Curator and dealer Sam Parker remembers finding a copy of Garner’s “Better Living Catalog” (1982) in his parents’ library. Flipping through page after page of modern conveniences — high-heeled roller skates, an umbrella made of palm fronds, a shower-in-a-can — he circled what he wanted for Christmas. Alas, these fantastic conveniences existed only as props, part of Garner’s satirical purpose.

Advert for high-heel skates featuring a woman’s foot in a gold high-heel shoe with rollerskate wheels
Garner’s ‘Better Living Catalog’ (1982) offered fantastical products . . . 
Advert for shower-in-a-can, which looks like a can of deodorant with a showerhead on top
. . . which poked fun at Americans’ desire to be always consuming © Courtesy the artist/Stars Gallery (2)

Years later, in 2015, Parker presented a selection of Garner’s drawings and prototypes, including the “Shower-in-a-Can”, at the Spring Break art fair in New York. “The response was insane,” says Parker: suddenly, Garner had the eye of pros such as the art journalist Linda Yablonsky and artist Maurizio Cattelan.

The exhibition sparked a wave of interest in Garner’s life and work, this time in the conventional art world. “She embodies all these paradoxes of cutting-edge thinking or living now,” says Duncan. “I think her humour especially resonates because life can seem so dire.

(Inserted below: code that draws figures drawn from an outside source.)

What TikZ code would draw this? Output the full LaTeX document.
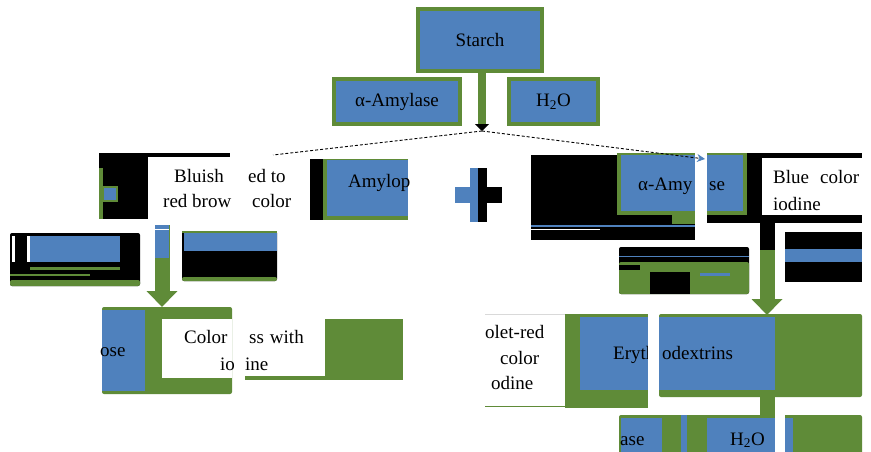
\documentclass[tikz,border=0pt]{standalone}
\usepackage{fontspec}
\setmainfont{Liberation Serif}
\usetikzlibrary{arrows.meta}
\definecolor{boxblue}{RGB}{79,129,189}
\definecolor{boxgreen}{RGB}{95,139,56}
\tikzset{
  bluebox/.style={draw=boxgreen, line width=3.5pt, fill=boxblue},
  txt/.style={anchor=base west, inner sep=0pt},
  stem/.style={draw=boxgreen, line width=15pt, -{Triangle[width=30pt,length=16pt]}},
  splitline/.style={densely dashed, line width=0.9pt},
}
\begin{document}
\begin{tikzpicture}[x=1pt,y=-1pt,font=\fontsize{19}{24}\selectfont]
        \useasboundingbox[fill=white] (0,0) rectangle (871,452);

        % starch, enzyme and water
        \draw[bluebox] (418,9) rectangle node (starch) {Starch} (542,71);
        \draw[bluebox] (334,79) rectangle node (amy) {α-Amylase} (460,124);
        \draw[bluebox] (509,79) rectangle node (water) {H\textsubscript{2}O} (598,124);
        \coordinate (stemtop) at (482,73);
        \coordinate (split) at (482,131);
        \coordinate (lefttip) at (273,155);
        \coordinate (righttip) at (705,159);
        \draw[boxgreen, line width=8pt, -{Triangle[color=black,width=14pt,length=7pt]}] (stemtop) -- (split);
        \draw[splitline] (split) -- (lefttip);

        % left upper group
        \fill[black] (99,153) rectangle (148,219);
        \fill[black] (148,153) rectangle (230,157);
        \fill[boxgreen] (99,168) rectangle (103,219);
        \draw[boxgreen, fill=boxblue, line width=1.2pt] (103,187) rectangle (117,201);
        \node[txt] (bluisha) at (174,182) {Bluish};
        \node[txt] (bluishb) at (248,182) {ed to};
        \node[txt] (redbra) at (163,207) {red brow};
        \node[txt] (redbrb) at (252,207) {color};

        \fill[black] (310,159) rectangle (323,220);
        \fill[boxgreen] (323,159) rectangle (408,220);
        \fill[boxblue] (327,160) rectangle (408,216);
        \node[txt] (amylop) at (348,187) {Amylop};

        % plus
        \fill[boxblue] (470,168) rectangle (478,222);
        \fill[boxblue] (455,187) rectangle (478,203);
        \fill[black] (478,168) rectangle (487,222);
        \fill[black] (478,187) rectangle (502,203);

        % right upper group
        \fill[black] (531,155) rectangle (695,240);
        \fill[boxblue] (531,225) rectangle (695,227);
        \fill[white] (531,229) rectangle (600,230);
        \fill[boxgreen] (672,215) rectangle (695,224);
        \fill[boxgreen] (617,153) rectangle (695,215);
        \fill[boxblue] (621,155) rectangle (695,211);
        \fill[black] (707,153) rectangle (862,223);
        \fill[boxgreen] (707,153) rectangle (747,215);
        \fill[boxblue] (707,155) rectangle (743,211);
        \fill[white] (762,158) rectangle (862,215);
        \node[txt] (alphaa) at (638,190) {α-Amy};
        \node[txt] (alphab) at (709,190) {se};
        \node[txt] (bluea) at (773,183) {Blue\hspace{11pt}color};
        \node[txt] (blueb) at (773,210) {iodine};
        \fill[white] (695,150) rectangle (707,245);

        % left second row
        \fill[black, rounded corners=2pt] (10,233) rectangle (140,286);
        \fill[boxblue] (30,236) rectangle (120,262);
        \fill[white] (12,236) rectangle (15,262);
        \fill[white] (27,236) rectangle (30,262);
        \fill[boxgreen] (30,267) rectangle (120,270);
        \fill[boxgreen] (10,274) rectangle (90,276);
        \fill[boxgreen, rounded corners=2pt] (10,280) rectangle (140,286);
        \fill[black, rounded corners=2pt] (182,231) rectangle (277,281);
        \fill[boxgreen] (182,231) rectangle (277,233);
        \fill[boxblue] (184,233) rectangle (277,251);
        \fill[boxgreen, rounded corners=2pt] (182,277) rectangle (277,281);
        \coordinate (lstemtop) at (162,225);
        \coordinate (lstemtip) at (162,307);
        \draw[stem] (lstemtop) -- (lstemtip);
        \fill[boxblue] (155,225) rectangle (169,258);
        \fill[white] (155,229) rectangle (169,230);

        % left lower row
        \fill[boxgreen, rounded corners=2pt] (102,307) rectangle (232,394);
        \fill[boxblue] (102,310) rectangle (145,391);
        \fill[white] (162,319) rectangle (232,378);
        \fill[boxgreen] (245,319) rectangle (403,380);
        \fill[white] (245,319) rectangle (325,376);
        \node[txt] (ose) at (100,356) {ose};
        \node[txt] (colora) at (184,343) {Color};
        \node[txt] (colorb) at (249,343) {ss\hspace{6pt}with};
        \node[txt] (iodinea) at (220,370) {io};
        \node[txt] (iodineb) at (245,370) {ine};

        % right second row
        \fill[black, rounded corners=2pt] (619,247) rectangle (749,294);
        \fill[boxblue] (619,256) rectangle (749,257);
        \fill[boxgreen, rounded corners=2pt] (619,262) rectangle (749,294);
        \fill[black] (650,272) rectangle (690,294);
        \fill[black] (619,265) rectangle (640,270);
        \fill[boxblue] (700,273) rectangle (730,276);
        \fill[black] (785,232) rectangle (862,282);
        \fill[boxblue] (785,249) rectangle (862,262);
        \coordinate (rstemtop) at (767,223);
        \coordinate (rstemtip) at (767,315);
        \draw[stem] (rstemtop) -- (rstemtip);
        \fill[black] (760,223) rectangle (775,250);

        % right lower row
        \fill[white] (485,314) rectangle (565,407);
        \draw[gray!30] (485,314) -- (565,314);
        \draw[boxgreen] (485,406) -- (565,406);
        \fill[boxgreen] (565,314) rectangle (648,408);
        \fill[boxblue] (580,317) rectangle (648,390);
        \fill[boxgreen, rounded corners=2pt] (659,314) rectangle (862,397);
        \fill[boxblue] (659,317) rectangle (775,390);
        \node[txt] (violeta) at (485,338) {olet-red};
        \node[txt] (violetb) at (500,364) {color};
        \node[txt] (violetc) at (491,389) {odine};
        \node[txt] (erytha) at (613,359) {Eryth};
        \node[txt] (erythb) at (662,359) {odextrins};
        \fill[white] (648,310) rectangle (659,410);
        \fill[boxgreen] (760,397) rectangle (775,415);

        % bottom row
        \fill[boxgreen, rounded corners=2pt] (619,415) rectangle (862,455);
        \fill[boxblue] (621,418) rectangle (662,455);
        \fill[boxblue] (681,415) rectangle (687,455);
        \fill[boxblue] (707,418) rectangle (793,455);
        \fill[white] (775,413) rectangle (785,455);
        \node[txt] (ase) at (620,445) {ase};
        \node[txt] (waterb) at (730,445) {H\textsubscript{2}O};

        \draw[splitline, -{Stealth[color=boxblue,length=8pt,width=8pt]}] (split) -- (righttip);
      \end{tikzpicture}
\end{document}
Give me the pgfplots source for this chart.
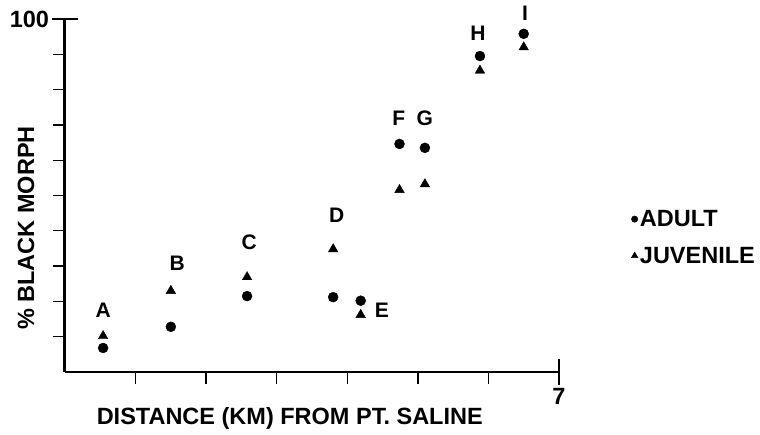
\documentclass[border=0pt]{standalone}
\usepackage{fontspec}
\setmainfont{Liberation Sans}
\usepackage{pgfplots}
\pgfplotsset{compat=1.18}
\pgfplotstableread{
x y
0.54 6.8
1.50 12.8
2.58 21.5
3.80 21.2
4.19 20.2
4.74 64.6
5.10 63.5
5.88 89.5
6.50 95.8
}\adult
\pgfplotstableread{
x y
0.54 10.2
1.50 23.0
2.58 26.9
3.80 34.8
4.19 16.2
4.74 51.6
5.10 53.2
5.88 85.4
6.50 92.0
}\juvenile
\pgfplotstableread{
x y label
0.54 17.6 A
1.59 30.9 B
2.61 36.8 C
3.85 44.5 D
4.49 17.6 E
4.73 72.0 F
5.10 72.0 G
5.85 96.0 H
6.52 101.7 I
}\sitelabels
\newcommand{\bigfont}{\bfseries\fontsize{23.5}{27}\selectfont}
\newcommand{\ptfont}{\bfseries\fontsize{21}{25}\selectfont}
\begin{document}
\begin{tikzpicture}[x=1pt,y=1pt]
\path[use as bounding box] (0,0) rectangle (760,435);
\begin{axis}[
  at={(65pt,63pt)}, anchor=south west,
  scale only axis, width=494pt, height=353pt,
  xmin=0, xmax=7, ymin=0, ymax=100,
  enlargelimits=false, clip=false,
  axis x line=bottom, axis y line=left,
  axis line style={-},
  x axis line style={line width=2pt},
  y axis line style={line width=3pt},
  tick style={line width=1.3pt, black},
  tick align=outside, major tick length=12pt,
  xtick={1,2,3,4,5,6}, xticklabels={},
  ytick={10,20,30,40,50,60,70,80,90}, yticklabels={},
  extra x ticks={7}, extra x tick labels={7},
  extra x tick style={tick align=center, major tick length=26pt},
  extra y ticks={100}, extra y tick labels={100},
  extra y tick style={tick align=center, major tick length=25pt},
  /pgf/number format/assume math mode=true,
  ticklabel style={font=\bigfont},
  xlabel={DISTANCE (KM) FROM PT. SALINE},
  ylabel={\% BLACK MORPH},
  xlabel style={font=\bigfont, at={(axis description cs:0.455,-0.132)}, anchor=center},
  ylabel style={font=\bigfont, at={(axis description cs:-0.079,0.408)}, anchor=center},
  legend style={draw=none, fill=none, font=\bigfont,
    at={(rel axis cs:1.14,0.47)}, anchor=north west,
    row sep=15pt, cells={anchor=west}},
  legend image code/.code={\draw[#1] plot coordinates {(0pt,0pt)};},
]
\addplot[only marks, mark=*, mark size=5pt, black, forget plot] table {\adult};
\addplot[only marks, mark=triangle*, mark size=5.5pt, black, forget plot] table {\juvenile};
\addplot[only marks, mark=*, mark size=0pt, mark options={draw=none, fill=none, opacity=0}, forget plot,
  nodes near coords, point meta=explicit symbolic,
  nodes near coords style={anchor=center, font=\ptfont, black, opacity=1}]
  table[meta=label] {\sitelabels};
\addlegendimage{only marks, mark=*, mark size=3.2pt, black}
\addlegendentry{ADULT}
\addlegendimage{only marks, mark=triangle*, mark size=3.8pt, black}
\addlegendentry{JUVENILE}
\end{axis}
\end{tikzpicture}
\end{document}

It’s refreshing to be able to acknowledge all the heaviness and harm and not take it all on personally.” Although her career has been unconventional, it has followed the pattern of women artists not getting their due till their seventies.

Yet she remains a provocateur. Garner’s irreverence can be at odds with the more severe discourses around transgender identity and individual rights. In “Onboard Trophy Wife” (2013), Garner plays both a bride and groom, marrying herself — framing the duality of male and female as an absurd, performative ritual. As the credits roll, she holds up a picket sign: “Legalize Self-Marriage”.

 A woman stands in front of a garage wearing a vest that says ‘onboard wife’ and has a trophy on it
Garner refers to her transition as “gender hacking” © Brian Guido

“Men ran the 20th century,” says Garner. “There was no question about that.” She has watched the hard lines between categories rust and grow brittle. When she first began hormone therapy, for example, there was no widespread concept of the in-betweens of gender, and no good terms for people who lived there. As she puts it, “You had to jump over the fence.”

Now, the public discourse around trans rights has caught up. Likewise, Garner says, the boundaries between commercial and fine art, or between art and culture, seem less important. Her interventions into the symbols of Americana seem ever more potent alongside rising seas and electric cars. With her winningly dry optimism, Garner describes the joys of navigating LA by pedal car and bike. “Even if it’s a failed mission,” she says, “you still get the cardio.”